If I had to pick one, it would be IBM. It's not the sexiest, but it's the most complete package for a retail investor. You get direct quantum hardware and software development, a growing cloud-based revenue stream from it, and it's all wrapped in a century-old business that sells mainframes and consulting services. You're not just betting on a science project; you're buying a profitable company with a leading quantum division. For a more aggressive but still somewhat balanced pick, Nvidia is compelling because its role as an enabler is already generating revenue today.
What's the biggest mistake you see new quantum investors make?
They invest like they're buying a story, not a business. They hear about "million-qubit machines" and pour money into a pure-play without looking at its balance sheet, cash burn rate, or path to revenue. They ignore dilution risk from companies that need to constantly raise capital. The mistake is emotional investing in a field that requires extreme patience and cold, analytical detachment. My rule: if you can't explain the company's quantum strategy and its main source of current income in two sentences, you shouldn't buy it.

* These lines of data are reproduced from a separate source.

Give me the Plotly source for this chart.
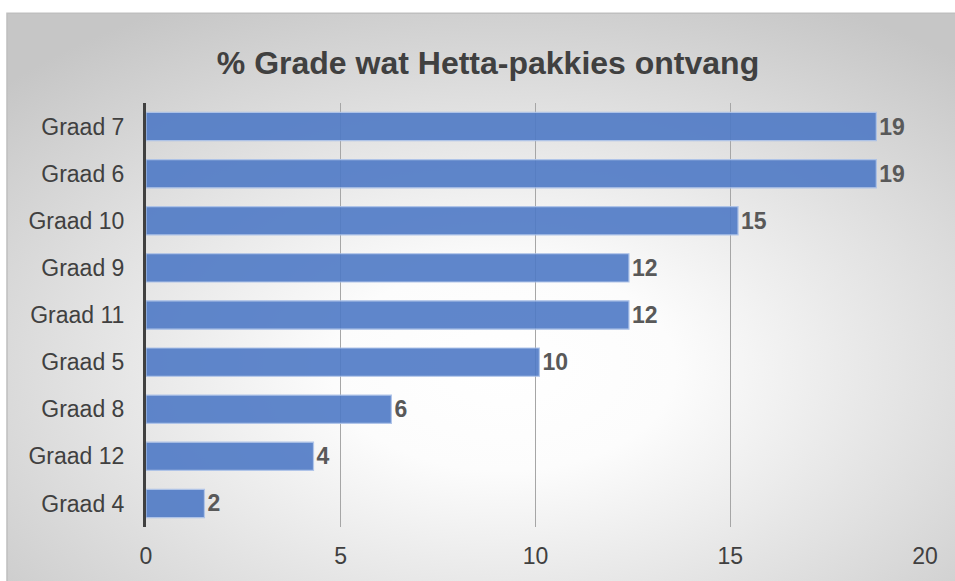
import base64
import plotly.graph_objects as go

# --- data ---
grades = ["Graad 7", "Graad 6", "Graad 10", "Graad 9", "Graad 11",
          "Graad 5", "Graad 8", "Graad 12", "Graad 4"]
percent = [18.75, 18.75, 15.2, 12.4, 12.4, 10.1, 6.3, 4.3, 1.5]
x_ticks = [0, 5, 10, 15, 20]

W, H = 955, 581
L, R, T, B = 146, 30, 103, 48
pw, ph = W - L - R, H - T - B


def px_x(px):
    return (px - L) / pw


def px_y(py):
    return (H - B - py) / ph


# radial gradient background (white centre -> grey edges)
svg = """<svg xmlns='http://www.w3.org/2000/svg' width='960' height='580'>
<defs><radialGradient id='g' cx='0.52' cy='0.62' r='0.72'>
<stop offset='0' stop-color='#ffffff'/>
<stop offset='0.25' stop-color='#fcfcfc'/>
<stop offset='1' stop-color='#c6c6c6'/>
</radialGradient></defs>
<rect width='960' height='580' fill='url(#g)'/></svg>"""
bg_src = "data:image/svg+xml;base64," + base64.b64encode(svg.encode()).decode()

fig = go.Figure()

fig.add_trace(go.Bar(
    x=percent, y=grades, orientation="h",
    marker=dict(color="#4F7AC6", opacity=0.9, line=dict(color="#A9C0E8", width=1.2)),
    width=0.6,
    texttemplate="<b>%{x:.0f}</b>",
    textposition="outside",
    textfont=dict(family="Liberation Sans, Arial", size=23, color="#595959"),
    cliponaxis=False,
    showlegend=False,
))

fig.add_layout_image(dict(
    source=bg_src, xref="paper", yref="paper",
    x=px_x(7), y=px_y(12),
    sizex=(962 - 7) / pw, sizey=(592 - 12) / ph,
    sizing="stretch", xanchor="left", yanchor="top", layer="below",
))

# frame border
fig.add_shape(type="rect", xref="paper", yref="paper",
              x0=px_x(7), x1=px_x(970), y0=px_y(12), y1=px_y(600),
              line=dict(color="#BFBFBF", width=1.5), layer="below")

fig.update_layout(
    width=W, height=H,
    margin=dict(l=L, r=R, t=T, b=B),
    paper_bgcolor="white",
    plot_bgcolor="rgba(0,0,0,0)",
    font=dict(family="Liberation Sans, Arial", color="#404040"),
    title=dict(text="<b>% Grade wat Hetta-pakkies ontvang</b>",
               x=488 / W, xanchor="center", y=1 - 63 / H, yanchor="middle",
               font=dict(size=32, color="#404040")),
)

fig.update_xaxes(
    range=[0, 20], tickvals=x_ticks, showgrid=True, gridcolor="#A6A6A6", gridwidth=1,
    zeroline=False, showline=False, ticks="",
    tickfont=dict(size=23, color="#404040"), ticklabelstandoff=13,
)
fig.update_yaxes(
    autorange="reversed", showline=True, linecolor="#404040", linewidth=3,
    showgrid=False, ticks="", tickfont=dict(size=23, color="#404040"),
    ticklabelstandoff=14,
)

# drop the default body margin so the figure fills the window exactly
fig.write_html("out.html", config={"displayModeBar": False}, post_script=(
    "document.body.style.margin='0';"
    "document.documentElement.style.overflow='hidden';"
))
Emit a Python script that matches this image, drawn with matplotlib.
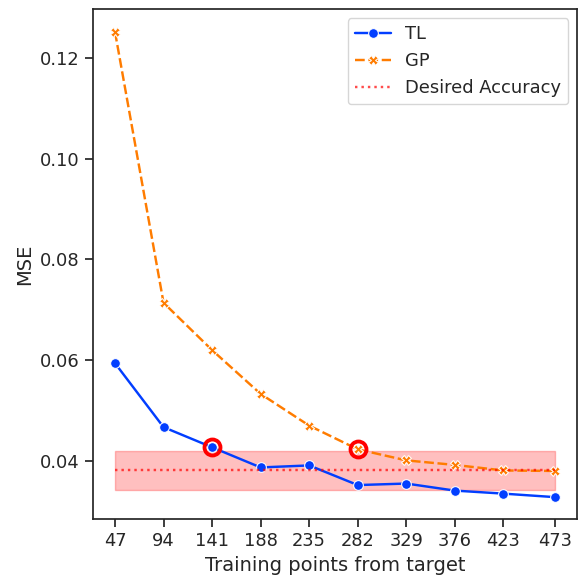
import numpy as np
import pandas as pd
import matplotlib
matplotlib.use("Agg")
import matplotlib.pyplot as plt
import seaborn as sns

# training points from target
n_points = [47, 94, 141, 188, 235, 282, 329, 376, 423, 473]

# MSE values
mse_tl = [0.0594, 0.0467, 0.0427, 0.0387, 0.0391, 0.0352, 0.0355, 0.0341, 0.0335, 0.0328]
mse_gp = [0.1252, 0.0714, 0.0620, 0.0533, 0.0470, 0.0423, 0.0401, 0.0392, 0.0381, 0.0380]

desired = 0.0381
tol = 0.10  # +-10% band

# points where each model first reaches the band
hit_x = [141, 282]
hit_y = [0.0427, 0.0423]

sns.set_theme(style="ticks", context="notebook", font_scale=1.17)
plt.rcParams['font.family'] = ['DejaVu Sans']

pal = sns.color_palette("bright")

fig = plt.figure(figsize=(5.79, 5.79), dpi=100)
ax = fig.add_axes([0.1606, 0.1031, 0.836, 0.881])

ax.plot(n_points, mse_tl, color=pal[0], marker='o', markersize=7,
        markeredgecolor='white', markeredgewidth=0.75, lw=1.75, label='TL')
ax.plot(n_points, mse_gp, color=pal[1], marker='X', markersize=6.5,
        markeredgecolor='white', markeredgewidth=0.75, lw=1.75,
        dashes=(4, 1.5), label='GP')
ax.plot(n_points, [desired]*len(n_points), color='red', ls=':', lw=1.75,
        alpha=0.7, label='Desired Accuracy')
ax.fill_between(n_points, desired*(1-tol), desired*(1+tol), color='red', alpha=0.25)

ax.plot(hit_x, hit_y, ls='none', marker='o', markersize=11.5, markerfacecolor='none',
        markeredgecolor='red', markeredgewidth=2.75)

ax.set_xticks(n_points)
ax.set_yticks([0.04, 0.06, 0.08, 0.10, 0.12])
ax.set_ylim(0.0284, 0.1297)
ax.set_xlabel('Training points from target')
ax.set_ylabel('MSE')
ax.legend(loc='upper right')

fig.savefig('out.png', dpi=100)
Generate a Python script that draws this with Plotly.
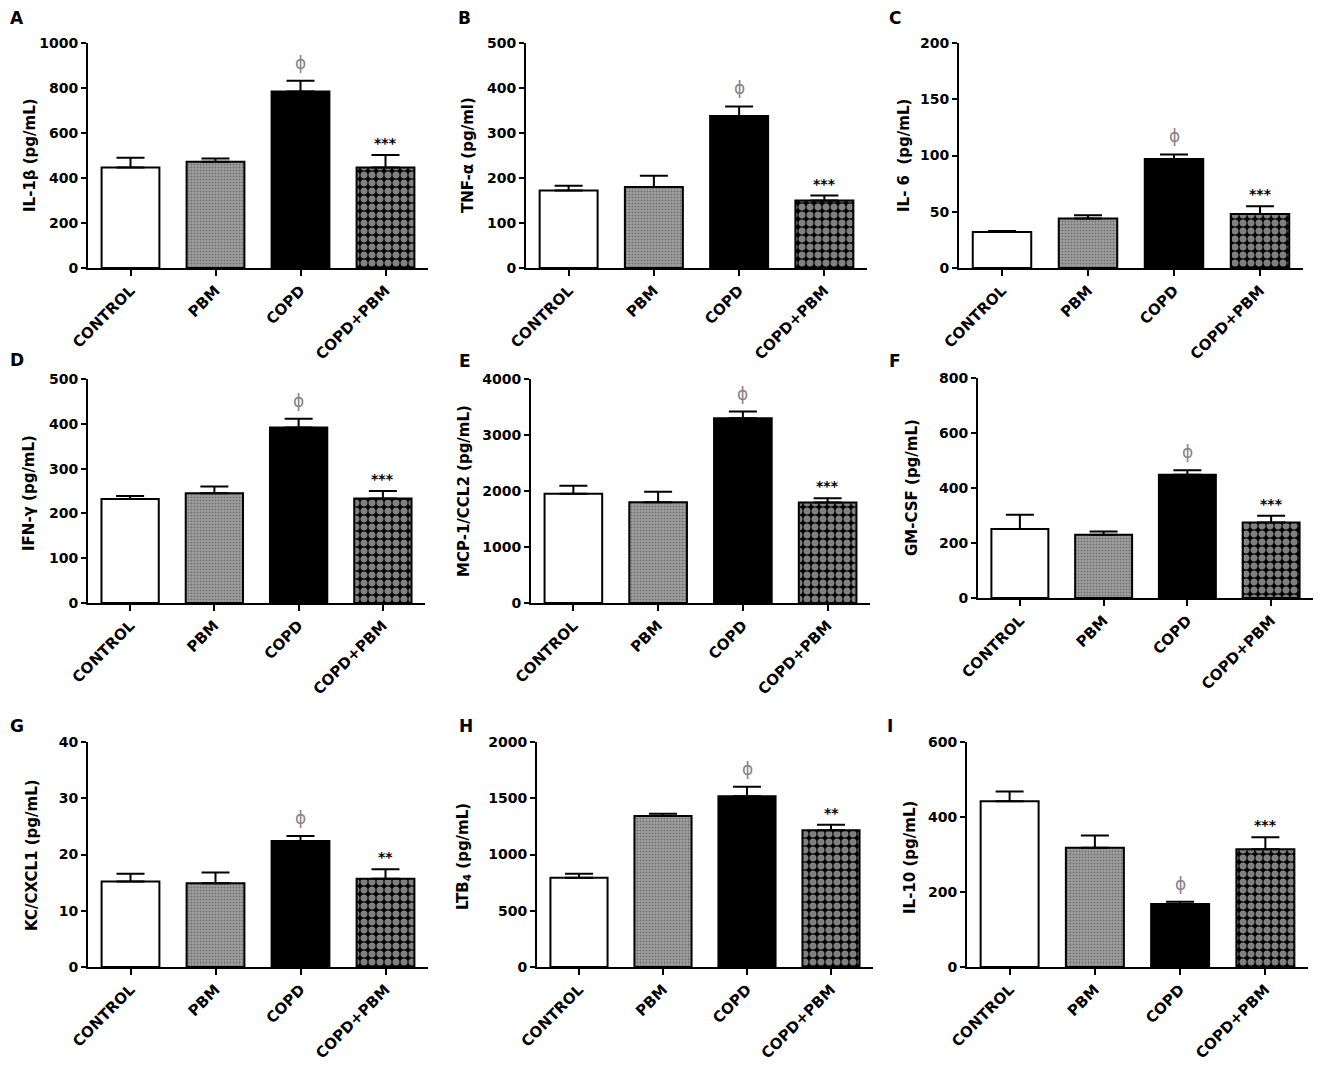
import plotly.graph_objects as go

W, H = 1325, 1069
PAD = 8                      # default page margin around the figure div
FW, FH = W - 2 * PAD, H - 2 * PAD

categories = ["CONTROL", "PBM", "COPD", "COPD+PBM"]

# values (mean) and upper SEM for each panel
il1b = [447, 472, 784, 447]
il1b_err = [43, 15, 48, 55]
tnfa = [172, 180, 338, 150]
tnfa_err = [11, 25, 21, 11]
il6 = [32, 44, 97, 48]
il6_err = [1, 3, 4, 7]
ifng = [232, 245, 392, 233]
ifng_err = [7, 15, 19, 17]
mcp1 = [1950, 1801, 3299, 1795]
mcp1_err = [142, 184, 119, 77]
gmcsf = [251, 230, 448, 275]
gmcsf_err = [52, 12, 17, 24]
kc = [15.2, 14.9, 22.4, 15.7]
kc_err = [1.4, 1.9, 0.9, 1.7]
ltb4 = [794, 1342, 1517, 1215]
ltb4_err = [36, 21, 86, 50]
il10 = [442, 318, 168, 314]
il10_err = [26, 33, 6, 32]

titles = ["IL-1β (pg/mL)", "TNF-α (pg/ml)", "IL- 6  (pg/mL)",
          "IFN-γ (pg/mL)", "MCP-1/CCL2 (pg/mL)", "GM-CSF (pg/mL)",
          "KC/CXCL1 (pg/mL)", "LTB<sub>4</sub> (pg/mL)", "IL-10 (pg/mL)"]
letters = ["A", "B", "C", "D", "E", "F", "G", "H", "I"]
ymax = [1000, 500, 200, 500, 4000, 800, 40, 2000, 600]
dticks = [200, 100, 50, 100, 1000, 200, 10, 500, 200]
stars = ["***", "***", "***", "***", "***", "***", "**", "**", "***"]

values = [il1b, tnfa, il6, ifng, mcp1, gmcsf, kc, ltb4, il10]
errors = [il1b_err, tnfa_err, il6_err, ifng_err, mcp1_err, gmcsf_err, kc_err, ltb4_err, il10_err]

# layout (pixel boxes in page coordinates)
xbox = [(88, 428), (526, 867), (959, 1303),
        (88, 425), (531, 870), (978, 1313),
        (88, 428), (537, 873), (967, 1308)]
ybox = [(43, 268), (43, 268), (43, 268),
        (379, 603), (379, 603), (378, 598),
        (742, 967), (742, 967), (742, 967)]
title_pos = [(30, 155), (468, 155), (904, 156),
             (29, 493), (464, 491), (912, 488),
             (32, 855), (463, 857), (910, 858)]
letter_pos = [(17, 18), (465, 18), (895, 18),
              (17, 360), (465, 361), (895, 361),
              (17, 726), (466, 726), (890, 726)]


def px(x):
    return (x - PAD) / FW


def py(y):
    return 1 - (y - PAD) / FH


FONT = "DejaVu Sans, Verdana, sans-serif"

fig = go.Figure()
annotations = []

for i in range(9):
    ax = "" if i == 0 else str(i + 1)
    xa, ya = "x" + ax, "y" + ax
    fig.add_trace(go.Bar(
        x=categories, y=values[i], xaxis=xa, yaxis=ya,
        marker=dict(
            color=["white", "#a0a0a0", "black", "black"],
            line=dict(color="black", width=2),
            pattern=dict(
                shape=["", ".", "", "."],
                fgcolor=["white", "#555555", "black", "white"],
                bgcolor=["white", "#b0b0b0", "black", "black"],
                size=[6, 3, 6, 8],
                solidity=[0.3, 0.35, 0.3, 0.6],
            ),
        ),
        error_y=dict(type="data", array=errors[i], arrayminus=[0] * 4,
                     symmetric=False, color="black", thickness=2, width=14),
        showlegend=False, hoverinfo="skip",
    ))
    x0, x1 = xbox[i]
    y0, y1 = ybox[i]
    fig.layout["xaxis" + ax] = dict(
        domain=[px(x0), px(x1)], anchor=ya, range=[-0.5, 3.5],
        showline=True, linecolor="black", linewidth=2,
        ticks="outside", ticklen=6, tickwidth=2, tickcolor="black",
        tickangle=-45, showgrid=False, zeroline=False, automargin=False,
        tickfont=dict(family=FONT, size=15, color="black", weight="bold"),
    )
    fig.layout["yaxis" + ax] = dict(
        domain=[py(y1), py(y0)], anchor=xa, range=[0, ymax[i]],
        dtick=dticks[i], tick0=0,
        showline=True, linecolor="black", linewidth=2,
        ticks="outside", ticklen=5, tickwidth=2, tickcolor="black",
        showgrid=False, zeroline=False, automargin=False,
        tickfont=dict(family=FONT, size=14, color="black", weight="bold"),
    )
    # y-axis title
    tx, ty = title_pos[i]
    annotations.append(dict(
        x=px(tx), y=py(ty), xref="paper", yref="paper", text=titles[i],
        textangle=-90, showarrow=False, xanchor="center", yanchor="middle",
        font=dict(family=FONT, size=15, color="black", weight="bold")))
    # panel letter
    lx, ly = letter_pos[i]
    annotations.append(dict(
        x=px(lx), y=py(ly), xref="paper", yref="paper", text=letters[i],
        showarrow=False, xanchor="center", yanchor="middle",
        font=dict(family=FONT, size=17, color="black", weight="bold")))
    # significance marks
    annotations.append(dict(
        x="COPD", y=values[i][2] + errors[i][2], xref=xa, yref=ya, text="ϕ",
        showarrow=False, yanchor="bottom", yshift=6,
        font=dict(family="DejaVu Sans", size=17, color="#8a8288")))
    annotations.append(dict(
        x="COPD+PBM", y=values[i][3] + errors[i][3], xref=xa, yref=ya, text=stars[i],
        showarrow=False, yanchor="bottom", yshift=2,
        font=dict(family=FONT, size=14, color="black", weight="bold")))

fig.update_layout(
    width=FW, height=FH, margin=dict(l=0, r=0, t=0, b=0, pad=0),
    paper_bgcolor="white", plot_bgcolor="white",
    bargap=0.32, annotations=annotations, showlegend=False,
)

fig.write_html("out.html")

When will these stocks actually start making real money from quantum computing?
We're in the "early revenue" phase now. Money is being made through cloud access fees (IBM Quantum, Azure Quantum), specialized consulting, and sales of enabling hardware/software. The inflection point—where quantum computers solve commercially valuable problems that classical computers truly cannot—is widely estimated to be in the latter half of this decade. However, "real money" for the pure-plays, meaning profits that move the needle on their overall financials, is likely a 2030s story. The incumbents (MSFT, GOOGL, IBM) will see it as a high-growth segment within their cloud empires much sooner.

Final thought. Investing here requires a stomach for volatility and a time horizon measured in years, not months. Do your homework, size your positions appropriately, and think in terms of the ecosystem, not just the qubit. The quantum race is a marathon, and the portfolio you build should be able to run it.